Exercise - Look in the material below for the line with "What Chart.js code" and the line with "76, 55, 30];", then set down exactly those two lines and all lines between, nothing more.

Records shown -
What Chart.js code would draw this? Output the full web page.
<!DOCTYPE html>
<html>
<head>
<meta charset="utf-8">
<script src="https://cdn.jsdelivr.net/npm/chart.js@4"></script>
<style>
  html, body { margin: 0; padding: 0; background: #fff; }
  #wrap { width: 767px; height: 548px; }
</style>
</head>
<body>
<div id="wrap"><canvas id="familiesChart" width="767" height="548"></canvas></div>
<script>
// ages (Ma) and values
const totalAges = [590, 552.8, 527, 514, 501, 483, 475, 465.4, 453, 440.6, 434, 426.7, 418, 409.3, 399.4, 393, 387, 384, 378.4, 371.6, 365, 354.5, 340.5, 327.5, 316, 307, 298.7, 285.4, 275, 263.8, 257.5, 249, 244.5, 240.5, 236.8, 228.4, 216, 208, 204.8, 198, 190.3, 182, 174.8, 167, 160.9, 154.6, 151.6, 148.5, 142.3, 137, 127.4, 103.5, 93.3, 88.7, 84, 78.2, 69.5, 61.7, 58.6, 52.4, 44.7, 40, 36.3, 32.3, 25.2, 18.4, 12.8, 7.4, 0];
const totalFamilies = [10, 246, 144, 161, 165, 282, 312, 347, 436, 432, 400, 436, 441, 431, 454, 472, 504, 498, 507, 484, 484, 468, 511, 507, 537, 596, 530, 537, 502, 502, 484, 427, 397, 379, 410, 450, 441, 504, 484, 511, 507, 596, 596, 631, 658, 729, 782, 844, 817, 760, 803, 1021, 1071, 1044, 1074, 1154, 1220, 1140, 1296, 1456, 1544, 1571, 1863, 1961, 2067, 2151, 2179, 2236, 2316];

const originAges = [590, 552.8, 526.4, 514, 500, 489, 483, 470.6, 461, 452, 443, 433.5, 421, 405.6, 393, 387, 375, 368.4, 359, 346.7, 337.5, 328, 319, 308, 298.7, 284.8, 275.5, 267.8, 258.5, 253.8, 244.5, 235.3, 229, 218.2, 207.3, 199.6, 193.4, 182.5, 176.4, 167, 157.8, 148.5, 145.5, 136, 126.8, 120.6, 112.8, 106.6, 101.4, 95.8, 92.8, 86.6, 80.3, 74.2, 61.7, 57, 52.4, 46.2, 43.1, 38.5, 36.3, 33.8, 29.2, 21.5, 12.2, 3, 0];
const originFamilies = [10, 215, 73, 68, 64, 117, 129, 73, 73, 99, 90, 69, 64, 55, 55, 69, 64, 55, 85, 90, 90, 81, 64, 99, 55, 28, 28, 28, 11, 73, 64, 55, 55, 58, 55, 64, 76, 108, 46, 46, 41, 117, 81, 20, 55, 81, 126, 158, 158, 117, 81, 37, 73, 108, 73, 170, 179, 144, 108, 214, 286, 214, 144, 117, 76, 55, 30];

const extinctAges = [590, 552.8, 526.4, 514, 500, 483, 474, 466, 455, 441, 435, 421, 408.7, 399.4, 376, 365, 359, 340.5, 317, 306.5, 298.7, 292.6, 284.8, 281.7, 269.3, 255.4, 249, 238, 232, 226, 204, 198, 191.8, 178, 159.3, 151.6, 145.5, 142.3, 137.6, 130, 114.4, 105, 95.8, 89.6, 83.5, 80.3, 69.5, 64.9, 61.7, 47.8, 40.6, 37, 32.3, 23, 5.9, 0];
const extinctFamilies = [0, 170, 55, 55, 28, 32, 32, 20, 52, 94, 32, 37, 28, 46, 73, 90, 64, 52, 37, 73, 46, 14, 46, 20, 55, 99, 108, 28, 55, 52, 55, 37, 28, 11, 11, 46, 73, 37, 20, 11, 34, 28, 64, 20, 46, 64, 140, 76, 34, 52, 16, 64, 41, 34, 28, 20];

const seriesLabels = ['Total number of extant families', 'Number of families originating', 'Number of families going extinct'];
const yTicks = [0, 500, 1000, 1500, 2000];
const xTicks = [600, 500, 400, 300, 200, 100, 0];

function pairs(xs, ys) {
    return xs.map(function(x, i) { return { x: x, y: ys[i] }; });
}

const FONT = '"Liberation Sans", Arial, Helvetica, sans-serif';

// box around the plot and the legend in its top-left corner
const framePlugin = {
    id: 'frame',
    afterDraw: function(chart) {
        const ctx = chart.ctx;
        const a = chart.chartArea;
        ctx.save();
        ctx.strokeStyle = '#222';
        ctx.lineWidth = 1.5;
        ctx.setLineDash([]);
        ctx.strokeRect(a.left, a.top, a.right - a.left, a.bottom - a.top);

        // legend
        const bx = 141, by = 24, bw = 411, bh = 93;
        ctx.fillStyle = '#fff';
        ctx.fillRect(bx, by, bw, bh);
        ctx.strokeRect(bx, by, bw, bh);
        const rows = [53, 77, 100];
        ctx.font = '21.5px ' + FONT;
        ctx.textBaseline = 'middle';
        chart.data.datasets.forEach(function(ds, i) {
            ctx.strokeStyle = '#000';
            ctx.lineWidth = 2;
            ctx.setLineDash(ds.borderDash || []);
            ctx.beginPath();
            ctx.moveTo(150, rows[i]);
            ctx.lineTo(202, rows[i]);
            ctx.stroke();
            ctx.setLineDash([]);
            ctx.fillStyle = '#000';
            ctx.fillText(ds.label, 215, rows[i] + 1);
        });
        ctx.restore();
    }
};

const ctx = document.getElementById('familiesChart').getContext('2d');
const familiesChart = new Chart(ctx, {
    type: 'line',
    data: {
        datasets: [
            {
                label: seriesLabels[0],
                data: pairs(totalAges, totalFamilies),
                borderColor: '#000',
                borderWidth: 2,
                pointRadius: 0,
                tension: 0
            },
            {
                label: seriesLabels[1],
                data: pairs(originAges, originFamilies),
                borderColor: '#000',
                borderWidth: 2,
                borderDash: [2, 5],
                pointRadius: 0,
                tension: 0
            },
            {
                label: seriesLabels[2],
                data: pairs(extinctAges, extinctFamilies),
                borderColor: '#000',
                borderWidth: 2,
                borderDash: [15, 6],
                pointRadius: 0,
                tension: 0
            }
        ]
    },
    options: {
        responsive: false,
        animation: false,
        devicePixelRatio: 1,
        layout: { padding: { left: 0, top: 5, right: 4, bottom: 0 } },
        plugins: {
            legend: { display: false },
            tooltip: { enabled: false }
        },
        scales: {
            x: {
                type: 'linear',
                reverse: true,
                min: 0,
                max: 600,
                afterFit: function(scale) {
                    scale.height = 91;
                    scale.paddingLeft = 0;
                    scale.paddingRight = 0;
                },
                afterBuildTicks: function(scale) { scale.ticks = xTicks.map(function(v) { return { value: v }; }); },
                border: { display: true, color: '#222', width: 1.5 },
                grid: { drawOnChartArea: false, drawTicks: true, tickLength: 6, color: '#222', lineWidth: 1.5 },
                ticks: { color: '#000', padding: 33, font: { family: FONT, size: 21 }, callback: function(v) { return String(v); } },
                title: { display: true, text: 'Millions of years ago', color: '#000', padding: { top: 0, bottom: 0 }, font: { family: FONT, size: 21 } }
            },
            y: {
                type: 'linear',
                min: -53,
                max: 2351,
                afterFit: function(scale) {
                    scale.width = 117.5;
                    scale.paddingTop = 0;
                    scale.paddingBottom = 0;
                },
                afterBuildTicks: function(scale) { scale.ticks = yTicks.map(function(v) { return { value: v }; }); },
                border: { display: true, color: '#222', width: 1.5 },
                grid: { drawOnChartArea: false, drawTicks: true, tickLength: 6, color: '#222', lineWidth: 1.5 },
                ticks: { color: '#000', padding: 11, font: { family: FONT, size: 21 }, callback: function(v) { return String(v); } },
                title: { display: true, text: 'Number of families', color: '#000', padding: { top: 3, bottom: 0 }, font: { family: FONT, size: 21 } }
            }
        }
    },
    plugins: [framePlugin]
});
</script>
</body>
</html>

* * *

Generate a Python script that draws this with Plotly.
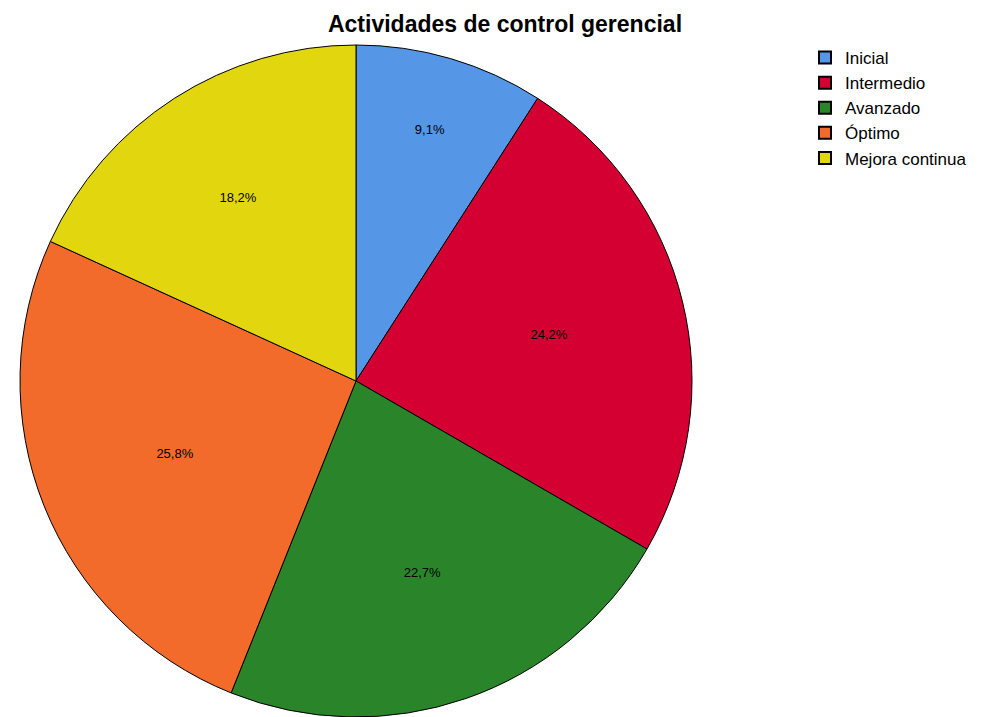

Full answer -
What Chart.js code would draw this? Output the full web page.
<!DOCTYPE html>
<html>
<head>
<meta charset="utf-8">
<script src="https://cdn.jsdelivr.net/npm/chart.js@4"></script>
<style>
  html, body { margin: 0; padding: 0; background: #fff; }
  #wrap { width: 767px; height: 548px; }
</style>
</head>
<body>
<div id="wrap"><canvas id="familiesChart" width="767" height="548"></canvas></div>
<script>
// ages (Ma) and values
const totalAges = [590, 552.8, 527, 514, 501, 483, 475, 465.4, 453, 440.6, 434, 426.7, 418, 409.3, 399.4, 393, 387, 384, 378.4, 371.6, 365, 354.5, 340.5, 327.5, 316, 307, 298.7, 285.4, 275, 263.8, 257.5, 249, 244.5, 240.5, 236.8, 228.4, 216, 208, 204.8, 198, 190.3, 182, 174.8, 167, 160.9, 154.6, 151.6, 148.5, 142.3, 137, 127.4, 103.5, 93.3, 88.7, 84, 78.2, 69.5, 61.7, 58.6, 52.4, 44.7, 40, 36.3, 32.3, 25.2, 18.4, 12.8, 7.4, 0];
const totalFamilies = [10, 246, 144, 161, 165, 282, 312, 347, 436, 432, 400, 436, 441, 431, 454, 472, 504, 498, 507, 484, 484, 468, 511, 507, 537, 596, 530, 537, 502, 502, 484, 427, 397, 379, 410, 450, 441, 504, 484, 511, 507, 596, 596, 631, 658, 729, 782, 844, 817, 760, 803, 1021, 1071, 1044, 1074, 1154, 1220, 1140, 1296, 1456, 1544, 1571, 1863, 1961, 2067, 2151, 2179, 2236, 2316];

const originAges = [590, 552.8, 526.4, 514, 500, 489, 483, 470.6, 461, 452, 443, 433.5, 421, 405.6, 393, 387, 375, 368.4, 359, 346.7, 337.5, 328, 319, 308, 298.7, 284.8, 275.5, 267.8, 258.5, 253.8, 244.5, 235.3, 229, 218.2, 207.3, 199.6, 193.4, 182.5, 176.4, 167, 157.8, 148.5, 145.5, 136, 126.8, 120.6, 112.8, 106.6, 101.4, 95.8, 92.8, 86.6, 80.3, 74.2, 61.7, 57, 52.4, 46.2, 43.1, 38.5, 36.3, 33.8, 29.2, 21.5, 12.2, 3, 0];
const originFamilies = [10, 215, 73, 68, 64, 117, 129, 73, 73, 99, 90, 69, 64, 55, 55, 69, 64, 55, 85, 90, 90, 81, 64, 99, 55, 28, 28, 28, 11, 73, 64, 55, 55, 58, 55, 64, 76, 108, 46, 46, 41, 117, 81, 20, 55, 81, 126, 158, 158, 117, 81, 37, 73, 108, 73, 170, 179, 144, 108, 214, 286, 214, 144, 117, 76, 55, 30];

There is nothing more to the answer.